19 maggio 2011 Francesco MALGERI

A CENTO ANNI DALLA GUERRA DI LIBIA.


Proprio cento anni fa l’Italia avviava l’impresa di Libia, la “sua” guerra di Libia contro l’Impero turco. Era l’Italia di Giovanni Giolitti, quella che voleva conquistarsi il suo “posto al sole”, dicono alcuni; quella che fu spinta alla guerra da ragioni di politica interna, dicono altri.
Per l’uno o per l’altro motivo, fu una guerra come tante altre, con migliaia di morti e che, per di più, non diede alcuno dei vantaggi che i suoi fautori si attendevano: l’Italia, con la Libia, non divenne una “Grande Potenza”; non trovò terreni fertili da destinare all’emigrazione, e non trovò nemmeno il petrolio. Trovò solo un enorme “scatolone di sabbia”, come disse Gaetano Salvemini. Fu in quell’occasione che l’Italia, come già la Francia e la Germania, conquistò la sua colonia d’Africa. La Libia nasce proprio in seguito alla guerra contro l’Impero Ottomano vinta dall’Italia che poi ridisegna i confini delle regioni conquistate unendo in un’unica entità la Tripolitania, la Cirenaica e il Fezzan.

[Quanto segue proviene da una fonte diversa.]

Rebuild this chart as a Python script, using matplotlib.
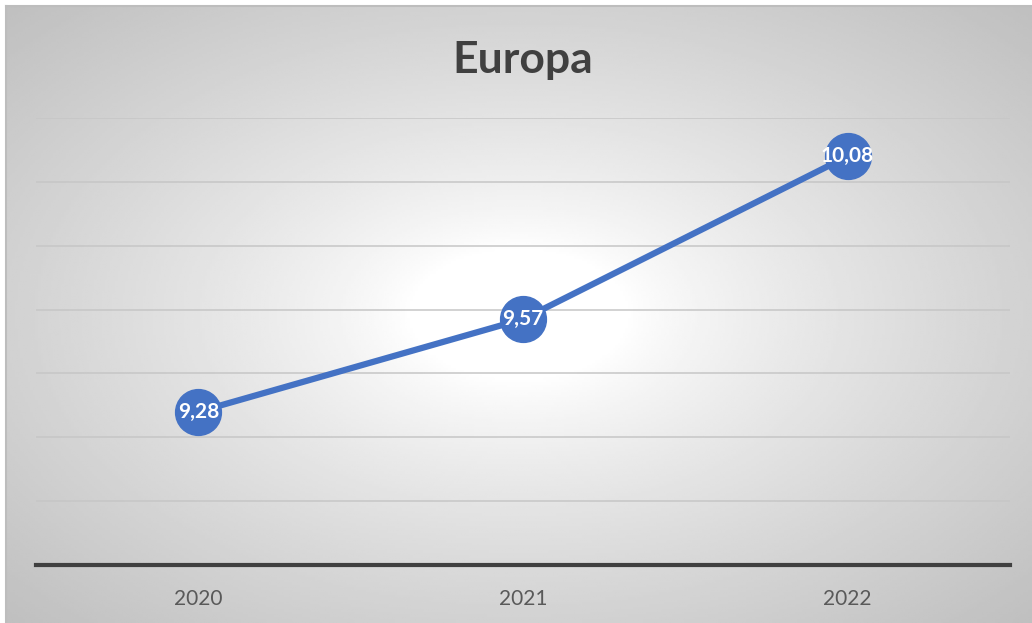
import numpy as np
import matplotlib.pyplot as plt

years = ["2020", "2021", "2022"]
values = [9.28, 9.57, 10.08]
labels = ["9,28", "9,57", "10,08"]

plt.rcParams["font.family"] = ["Lato", "DejaVu Sans"]

W, H = 1032, 623
fig = plt.figure(figsize=(W / 100, H / 100), dpi=100)

# radial gradient background
bg = fig.add_axes([6 / W, 0, 1 - 6 / W, 1 - 6 / H])
gx, gy = np.meshgrid(np.linspace(-1, 1, 400), np.linspace(-1, 1, 250))
r = np.sqrt(gx ** 2 + gy ** 2) / np.sqrt(2)
shade = 1.0 - 0.25 * np.clip((r - 0.15) / 0.85, 0, 1) ** 0.8
bg.imshow(shade, cmap="gray", vmin=0, vmax=1, aspect="auto", extent=[0, 1, 0, 1])
bg.set_axis_off()
for xs, ys in [([0, 0], [0, 1]), ([0, 1], [1, 1])]:
    bg.plot(xs, ys, color="#bdbdbd", lw=1.5, transform=bg.transAxes, clip_on=False)

ax = fig.add_axes([36 / W, (H - 565) / H, (1010 - 36) / W, (565 - 118) / H])
ax.patch.set_alpha(0)
x = np.arange(len(years))
ax.set_xlim(-0.5, 2.5)
ax.set_ylim(8.8, 10.2)
ax.set_yticks(np.arange(8.8, 10.21, 0.2))
ax.grid(axis="y", color="#c6c6c6", lw=1.1)
ax.set_axisbelow(True)
ax.tick_params(left=False, labelleft=False, bottom=False)
ax.set_xticks(x, years, color="#595959", fontsize=15)
ax.tick_params(axis="x", pad=14)
for s in ["left", "right", "top"]:
    ax.spines[s].set_visible(False)
ax.spines["bottom"].set_color("#404040")
ax.spines["bottom"].set_linewidth(3)

ax.plot(x, values, color="#4472c4", lw=4.5, marker="o", markersize=33,
        solid_capstyle="round", clip_on=False, zorder=3)
for xi, v, t in zip(x, values, labels):
    ax.text(xi, v, t, ha="center", va="center", color="white",
            fontsize=15, fontweight="bold", zorder=4)

fig.text(523 / W, 1 - 60 / H, "Europa", ha="center", va="center",
         fontsize=32, fontweight="bold", color="#404040")

fig.savefig("out.png", dpi=100)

Nonostante le profonde ferite causate dal periodo coloniale, l’influenza italiana sulla Libia prosegue in un rapporto di odio-affari per tutto il dopoguerra fino alla firma del Trattato di Amicizia e la definitiva riappacificazione.
Oggi, dopo cento anni, i Mirage francesi hanno attaccato Bengasi; poi agli aerei francesi si sono uniti quelli americani e inglesi e l’obiettivo questa volta è stato Tripoli: l’operazione “Odyssey dawn” è cominciata.In seguito anche l’Italia, insieme a Canada e Spagna, sono entrate a far parte di questa coalizione. Il Mediterraneo dunque è di nuovo in fiamme per una nuova guerra di Libia. A prescindere dalle valutazioni sulle motivazioni dell’intervento anglo-francese, che siano esse umanitarie o economiche, è evidente che lo storico ruolo predominante italiano è messo in discussione.
Se la missione anglo-francese sembra essere molto fumosa in quanto non si è ancora capito se l’obiettivo strategico è il blocco dei massacri di Gheddafi oppure il capovolgimento del regime, la cosa sicura sembra essere, in ogni scenario prevedibile, il ridimensionamento del ruolo dell’Italia: se la dittatura di Gheddafi resisterà avremo come vicino un governo ostile che punta contro i “traditori” italiani l’arma dell’immigrazione e del terrorismo, se vinceranno i ribelli di Bengasi avremo un governo molto più riconoscente all’interventismo francese che all’ambiguità italiana, se invece dovesse manifestarsi una situazione di stallo o addirittura una divisione della Libia in due stati, la Tripolitania e la Cirenaica, avremo una permanente instabilità a pochi metri da casa.
Ma proprio come cento anni fa gli esponenti più avanzati della popolazione libica festeggiarono l’arrivo degli italiani come un momento di svolta, di “progresso e civiltà”, oggi i ribelli musulmani vedono negli occidentali non la minaccia della conquista ma la possibilità di un cambiamento in senso modernizzatore.
L’odierna guerra di Libia potrebbe chiudere pagine di storia scritte cento anni prima, sancendo la fine dei confini libici disegnati dall’Italia e la fine dell’influenza su quello che allora Salvemini definì uno “scatolone di sabbia” e che oggi, invece, è uno “scatolone di petrolio”.